General Solution to Gradient Induced Transverse and Longitudinal Relaxation of Spins Undergoing Restricted Diffusion

TL;DR

This paper presents a comprehensive analytical method to describe both transverse and longitudinal spin relaxation under restricted diffusion across all regimes, validated by experiments with polarized helium gas.

Contribution

It extends McGregor's approach to derive a unified analytical solution for spin relaxation applicable in all diffusion regimes, including intermediate.

Findings

The theory matches experimental data across all regimes.

The longitudinal relaxation differs by a factor of two between slow and fast diffusion.

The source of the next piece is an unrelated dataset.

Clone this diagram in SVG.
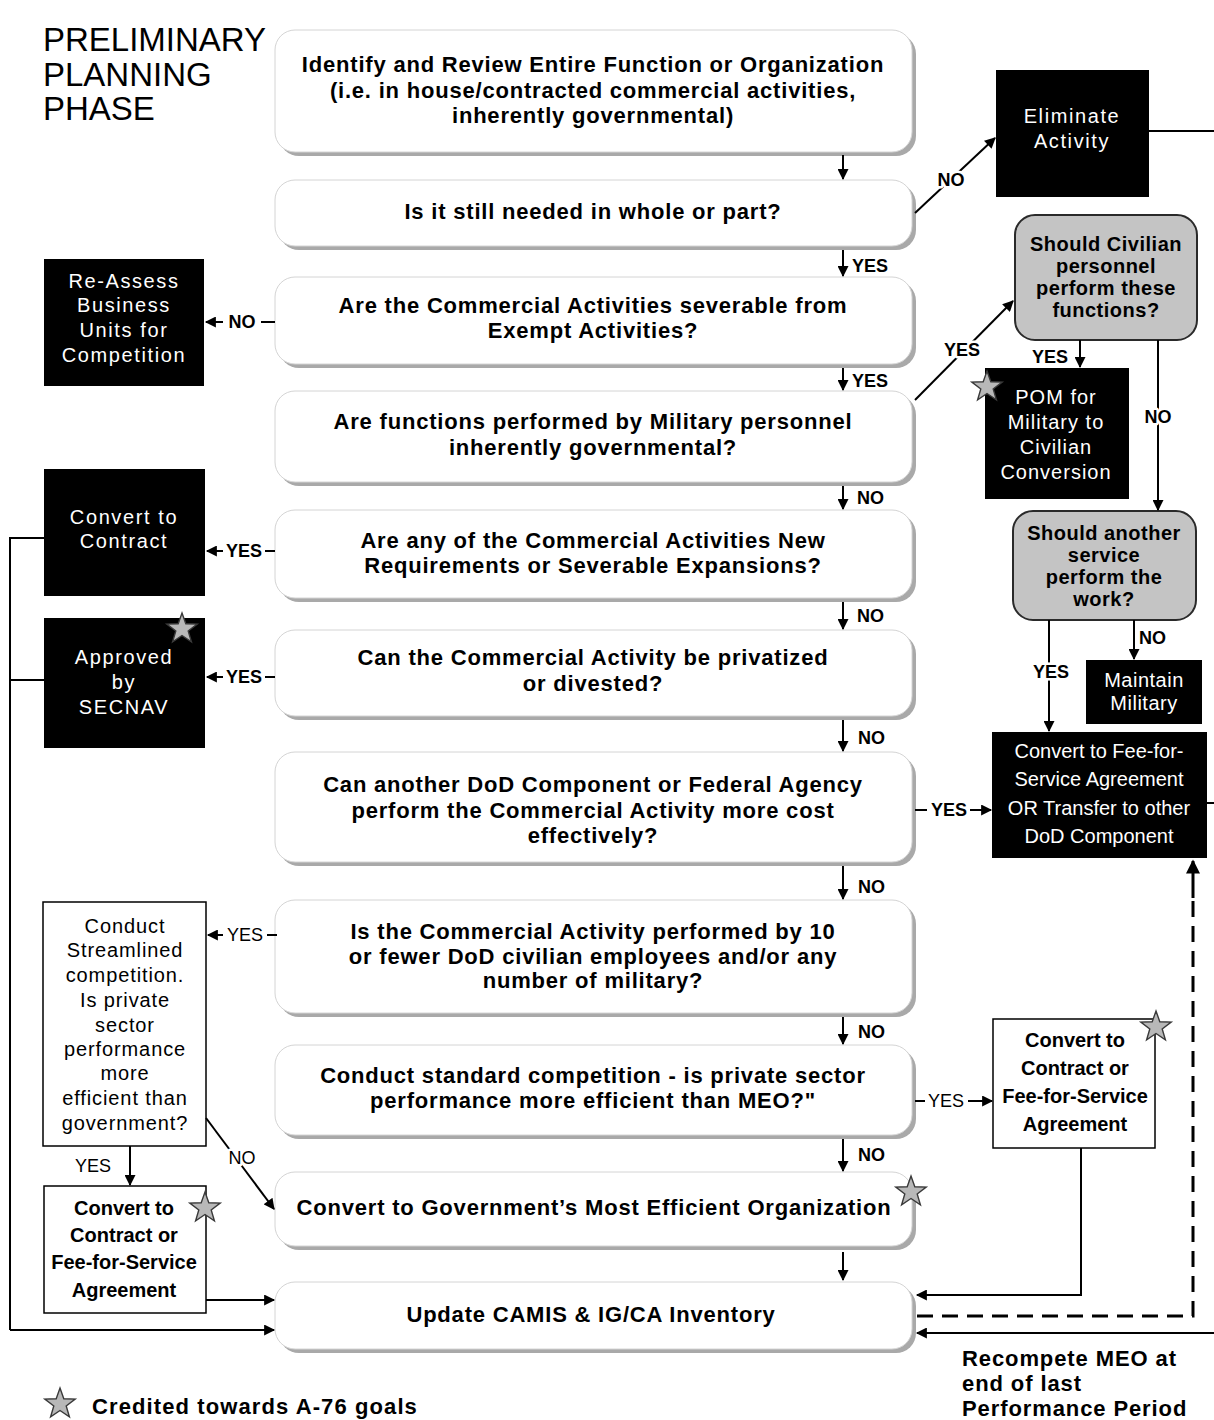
<svg xmlns="http://www.w3.org/2000/svg" width="1214" height="1420" viewBox="0 0 1214 1420">
<defs>
<style>
.bx{fill:#fff;stroke:#d4d4d4;stroke-width:1}
.sh{fill:#a9a9a9}
.ct{font-family:"Liberation Sans",Arial,sans-serif;font-weight:bold;font-size:22px;letter-spacing:0.8px;fill:#000;text-anchor:middle}
.blk{fill:#000}
.wt{font-family:"Liberation Sans",Arial,sans-serif;font-size:20px;fill:#fff;text-anchor:middle}
.wts{letter-spacing:1.6px}
.gr{fill:#c4c4c4;stroke:#2a2a2a;stroke-width:2}
.gt{font-family:"Liberation Sans",Arial,sans-serif;font-weight:bold;font-size:20px;letter-spacing:0.5px;fill:#000;text-anchor:middle}
.wb{fill:#fff;stroke:#000;stroke-width:1.5}
.rt{font-family:"Liberation Sans",Arial,sans-serif;font-size:20px;letter-spacing:0.9px;fill:#000;text-anchor:middle}
.bt{font-family:"Liberation Sans",Arial,sans-serif;font-weight:bold;font-size:20px;fill:#000;text-anchor:middle}
.lb{font-family:"Liberation Sans",Arial,sans-serif;font-weight:bold;font-size:18px;fill:#000}
.lr{font-family:"Liberation Sans",Arial,sans-serif;font-size:18px;fill:#000}
.halo{paint-order:stroke;stroke:#fff;stroke-width:5px;stroke-linejoin:round}
.ln{fill:none;stroke:#000;stroke-width:2}
.la{fill:none;stroke:#000;stroke-width:2;marker-end:url(#ah)}
.star{fill:#b8b8b8;stroke:#3a3a3a;stroke-width:1.4}
.big{font-family:"Liberation Sans",Arial,sans-serif;font-weight:bold;font-size:22px;fill:#000}
</style>
<marker id="ah" viewBox="0 0 10 10" refX="9" refY="5" markerWidth="12" markerHeight="11" markerUnits="userSpaceOnUse" orient="auto">
<path d="M0,0 L10,5 L0,10 z" fill="#000"/>
</marker>
<marker id="ahb" viewBox="0 0 10 10" refX="9" refY="5" markerWidth="16" markerHeight="14" markerUnits="userSpaceOnUse" orient="auto">
<path d="M0,0 L10,5 L0,10 z" fill="#000"/>
</marker>
<polygon id="st" points="0,-16 3.8,-5.3 15.2,-4.9 6.2,2 9.4,12.9 0,6.5 -9.4,12.9 -6.2,2 -15.2,-4.9 -3.8,-5.3"/>
</defs>
<rect width="1214" height="1420" fill="#fff"/>

<text x="43" y="51" font-family="Liberation Sans,Arial,sans-serif" font-size="33" fill="#000">PRELIMINARY</text>
<text x="43" y="86" font-family="Liberation Sans,Arial,sans-serif" font-size="33" fill="#000">PLANNING</text>
<text x="43" y="120" font-family="Liberation Sans,Arial,sans-serif" font-size="33" fill="#000">PHASE</text>

<!-- central boxes -->
<g id="n1"><rect class="sh" x="279" y="34" width="637" height="122" rx="20"/><rect class="bx" x="275" y="30" width="637" height="122" rx="20"/>
<text class="ct" x="593" y="72">Identify and Review Entire Function or Organization</text>
<text class="ct" x="593" y="98">(i.e. in house/contracted commercial activities,</text>
<text class="ct" x="593" y="123">inherently governmental)</text></g>
<g id="n2"><rect class="sh" x="279" y="184" width="637" height="66" rx="20"/><rect class="bx" x="275" y="180" width="637" height="66" rx="20"/>
<text class="ct" x="593" y="219">Is it still needed in whole or part?</text></g>
<g id="n3"><rect class="sh" x="279" y="281" width="637" height="87" rx="20"/><rect class="bx" x="275" y="277" width="637" height="87" rx="20"/>
<text class="ct" x="593" y="313">Are the Commercial Activities severable from</text>
<text class="ct" x="593" y="338">Exempt Activities?</text></g>
<g id="n4"><rect class="sh" x="279" y="395" width="637" height="91" rx="20"/><rect class="bx" x="275" y="391" width="637" height="91" rx="20"/>
<text class="ct" x="593" y="429">Are functions performed by Military personnel</text>
<text class="ct" x="593" y="455">inherently governmental?</text></g>
<g id="n5"><rect class="sh" x="279" y="514" width="637" height="88" rx="20"/><rect class="bx" x="275" y="510" width="637" height="88" rx="20"/>
<text class="ct" x="593" y="548">Are any of the Commercial Activities New</text>
<text class="ct" x="593" y="573">Requirements or Severable Expansions?</text></g>
<g id="n6"><rect class="sh" x="279" y="634" width="637" height="86" rx="20"/><rect class="bx" x="275" y="630" width="637" height="86" rx="20"/>
<text class="ct" x="593" y="665">Can the Commercial Activity be privatized</text>
<text class="ct" x="593" y="691">or divested?</text></g>
<g id="n7"><rect class="sh" x="279" y="756" width="637" height="110" rx="20"/><rect class="bx" x="275" y="752" width="637" height="110" rx="20"/>
<text class="ct" x="593" y="792">Can another DoD Component or Federal Agency</text>
<text class="ct" x="593" y="818">perform the Commercial Activity more cost</text>
<text class="ct" x="593" y="843">effectively?</text></g>
<g id="n8"><rect class="sh" x="279" y="904" width="637" height="113" rx="20"/><rect class="bx" x="275" y="900" width="637" height="113" rx="20"/>
<text class="ct" x="593" y="939">Is the Commercial Activity performed by 10</text>
<text class="ct" x="593" y="964">or fewer DoD civilian employees and/or any</text>
<text class="ct" x="593" y="988">number of military?</text></g>
<g id="n9"><rect class="sh" x="279" y="1049" width="637" height="90" rx="20"/><rect class="bx" x="275" y="1045" width="637" height="90" rx="20"/>
<text class="ct" x="593" y="1083">Conduct standard competition - is private sector</text>
<text class="ct" x="593" y="1108">performance more efficient than MEO?"</text></g>
<g id="n10"><rect class="sh" x="279" y="1176" width="637" height="74" rx="20"/><rect class="bx" x="275" y="1172" width="637" height="74" rx="20"/>
<text class="ct" x="594" y="1215">Convert to Government’s Most Efficient Organization</text>
<use href="#st" class="star" transform="translate(911,1192)"/></g>
<g id="n11"><rect class="sh" x="279" y="1286" width="637" height="67" rx="20"/><rect class="bx" x="275" y="1282" width="637" height="67" rx="20"/>
<text class="ct" x="591" y="1322">Update CAMIS &amp; IG/CA Inventory</text></g>

<!-- left nodes -->
<g id="reassess"><rect class="blk" x="44" y="259" width="160" height="127"/>
<text class="wt wts" x="124" y="288">Re-Assess</text><text class="wt wts" x="124" y="312">Business</text><text class="wt wts" x="124" y="337">Units for</text><text class="wt wts" x="124" y="362">Competition</text></g>
<g id="contract"><rect class="blk" x="44" y="469" width="161" height="127"/>
<text class="wt wts" x="124" y="524">Convert to</text><text class="wt wts" x="124" y="548">Contract</text></g>
<g id="secnav"><rect class="blk" x="44" y="618" width="161" height="130"/>
<text class="wt wts" x="124" y="664">Approved</text><text class="wt wts" x="124" y="689">by</text><text class="wt wts" x="124" y="714">SECNAV</text>
<use href="#st" class="star" transform="translate(182,629)"/></g>
<g id="streamlined"><rect class="wb" x="43" y="902" width="163" height="244"/>
<text class="rt" x="125" y="933">Conduct</text><text class="rt" x="125" y="957">Streamlined</text><text class="rt" x="125" y="982">competition.</text><text class="rt" x="125" y="1007">Is private</text><text class="rt" x="125" y="1032">sector</text><text class="rt" x="125" y="1056">performance</text><text class="rt" x="125" y="1080">more</text><text class="rt" x="125" y="1105">efficient than</text><text class="rt" x="125" y="1130">government?</text></g>
<g id="convertL"><rect class="wb" x="44" y="1186" width="162" height="127"/>
<text class="bt" x="124" y="1215">Convert to</text><text class="bt" x="124" y="1242">Contract or</text><text class="bt" x="124" y="1269">Fee-for-Service</text><text class="bt" x="124" y="1297">Agreement</text>
<use href="#st" class="star" transform="translate(205,1208)"/></g>

<!-- right nodes -->
<g id="eliminate"><rect class="blk" x="996" y="70" width="153" height="127"/>
<text class="wt wts" x="1072" y="123">Eliminate</text><text class="wt wts" x="1072" y="148">Activity</text></g>
<g id="civilian"><rect class="gr" x="1015" y="215" width="182" height="125" rx="20"/>
<text class="gt" x="1106" y="251">Should Civilian</text><text class="gt" x="1106" y="273">personnel</text><text class="gt" x="1106" y="295">perform these</text><text class="gt" x="1106" y="317">functions?</text></g>
<g id="pom"><rect class="blk" x="985" y="368" width="144" height="131"/>
<text class="wt" x="1056" y="404" letter-spacing="1">POM for</text><text class="wt" x="1056" y="429" letter-spacing="1">Military to</text><text class="wt" x="1056" y="454" letter-spacing="1">Civilian</text><text class="wt" x="1056" y="479" letter-spacing="1">Conversion</text>
<use href="#st" class="star" transform="translate(987,387)"/></g>
<g id="another"><rect class="gr" x="1013" y="511" width="183" height="109" rx="20"/>
<text class="gt" x="1104" y="540">Should another</text><text class="gt" x="1104" y="562">service</text><text class="gt" x="1104" y="584">perform the</text><text class="gt" x="1104" y="606">work?</text></g>
<g id="maintain"><rect class="blk" x="1086" y="660" width="116" height="64"/>
<text class="wt" x="1144" y="687" letter-spacing="0.5">Maintain</text><text class="wt" x="1144" y="710" letter-spacing="0.5">Military</text></g>
<g id="fee"><rect class="blk" x="992" y="732" width="215" height="126"/>
<text class="wt" x="1099" y="758">Convert to Fee-for-</text><text class="wt" x="1099" y="786">Service Agreement</text><text class="wt" x="1099" y="815">OR Transfer to other</text><text class="wt" x="1099" y="843">DoD Component</text></g>
<g id="convertR"><rect class="wb" x="993" y="1019" width="162" height="129"/>
<text class="bt" x="1075" y="1047">Convert to</text><text class="bt" x="1075" y="1075">Contract or</text><text class="bt" x="1075" y="1103">Fee-for-Service</text><text class="bt" x="1075" y="1131">Agreement</text>
<use href="#st" class="star" transform="translate(1156,1027)"/></g>

<g id="recompete"><text class="big" letter-spacing="0.9" x="962" y="1366">Recompete MEO at</text>
<text class="big" letter-spacing="0.9" x="962" y="1391">end of last</text>
<text class="big" letter-spacing="0.9" x="962" y="1416">Performance Period</text></g>

<g id="legend"><use href="#st" class="star" transform="translate(60,1404)"/>
<text class="big" letter-spacing="1.1" x="92" y="1414">Credited towards A-76 goals</text></g>

<!-- connectors -->
<g id="connectors">
<path class="la" d="M843,155 V179"/>
<path class="la" d="M843,250 V276"/><text class="lb" x="852" y="272">YES</text>
<path class="la" d="M843,368 V390"/><text class="lb" x="852" y="387">YES</text>
<path class="la" d="M843,486 V509"/><text class="lb" x="857" y="504">NO</text>
<path class="la" d="M843,602 V629"/><text class="lb" x="857" y="622">NO</text>
<path class="la" d="M843,720 V751"/><text class="lb" x="858" y="744">NO</text>
<path class="la" d="M843,866 V899"/><text class="lb" x="858" y="893">NO</text>
<path class="la" d="M843,1017 V1044"/><text class="lb" x="858" y="1038">NO</text>
<path class="la" d="M843,1139 V1171"/><text class="lb" x="858" y="1161">NO</text>
<path class="la" d="M843,1252 V1280"/>

<path class="ln" d="M275,322 H261"/><path class="la" d="M223,322 H206"/><text class="lb" x="242" y="328" text-anchor="middle">NO</text>
<path class="ln" d="M275,551 H265"/><path class="la" d="M223,551 H207"/><text class="lb" x="244" y="557" text-anchor="middle">YES</text>
<path class="ln" d="M275,677 H265"/><path class="la" d="M223,677 H207"/><text class="lb" x="244" y="683" text-anchor="middle">YES</text>
<path class="ln" d="M277,935 H267"/><path class="la" d="M223,935 H208"/><text class="lr" x="245" y="941" text-anchor="middle">YES</text>

<path class="la" d="M915,213 L995,138"/><text class="lb halo" x="951" y="186" text-anchor="middle">NO</text>
<path class="ln" d="M1149,131 H1214"/>
<path class="la" d="M915,400 L1013,301"/><text class="lb halo" x="962" y="356" text-anchor="middle">YES</text>
<path class="la" d="M1080,340 V367"/><text class="lb" x="1050" y="363" text-anchor="middle">YES</text>
<path class="la" d="M1158,340 V510"/><text class="lb halo" x="1158" y="423" text-anchor="middle">NO</text>
<path class="la" d="M1049,620 V731"/><text class="lb halo" x="1051" y="678" text-anchor="middle">YES</text>
<path class="la" d="M1134,620 V659"/><text class="lb" x="1139" y="644">NO</text>
<path class="ln" d="M1207,803 H1214"/>

<path class="ln" d="M915,810 H927"/><path class="la" d="M970,810 H991"/><text class="lb" x="949" y="816" text-anchor="middle">YES</text>
<path class="ln" d="M915,1101 H925"/><path class="la" d="M968,1101 H992"/><text class="lr" x="946" y="1107" text-anchor="middle">YES</text>

<path class="la" d="M206,1118 L274,1209"/><text class="lr halo" x="242" y="1164" text-anchor="middle">NO</text>
<path class="la" d="M130,1146 V1185"/><text class="lr" x="93" y="1172" text-anchor="middle">YES</text>
<path class="la" d="M206,1300 H274"/>
<path class="ln" d="M44,538 H10 V1330"/><path class="ln" d="M44,680 H10"/>
<path class="la" d="M10,1330 H274"/>

<path class="la" d="M1081,1148 V1295 H917"/>
<path class="la" d="M1214,1333 H917"/>
<path fill="none" stroke="#000" stroke-width="3" stroke-dasharray="16 9" d="M917,1316 H1193 V895"/>
<path fill="none" stroke="#000" stroke-width="3" marker-end="url(#ahb)" d="M1193,898 V861"/>
</g>
</svg>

The method applies to both transverse and longitudinal relaxation.

Abstract

We develop an approach, by calculating the autocorrelation function of spins, to derive the magnetic field gradient induced transverse ($T_2$) relaxation of spins undergoing restricted diffusion. This approach is an extension to the method adopted by McGregor. McGregor's approach solves the problem only in the fast diffusion limit; however, our approach yields a single analytical solution suitable in all diffusion regimes, including the intermediate regime. This establishes a direct connection between the well-known Torrey's slow diffusion result and the fast diffusion result. We also perform free induction decay measurements on spin-exchange optically polarized $^3$He gas with different diffusion constants. The transverse relaxation profiles are compared with the theory and satisfactory agreement has been found throughout all diffusion regimes. In addition to the transverse relaxation, this approach is also applicable to solving the longitudinal relaxation ($T_1$) regardless of the diffusion limits. It turns out that the longitudinal relaxation in the slow diffusion limit differs by a factor of two, compared with that in the fast diffusion limit.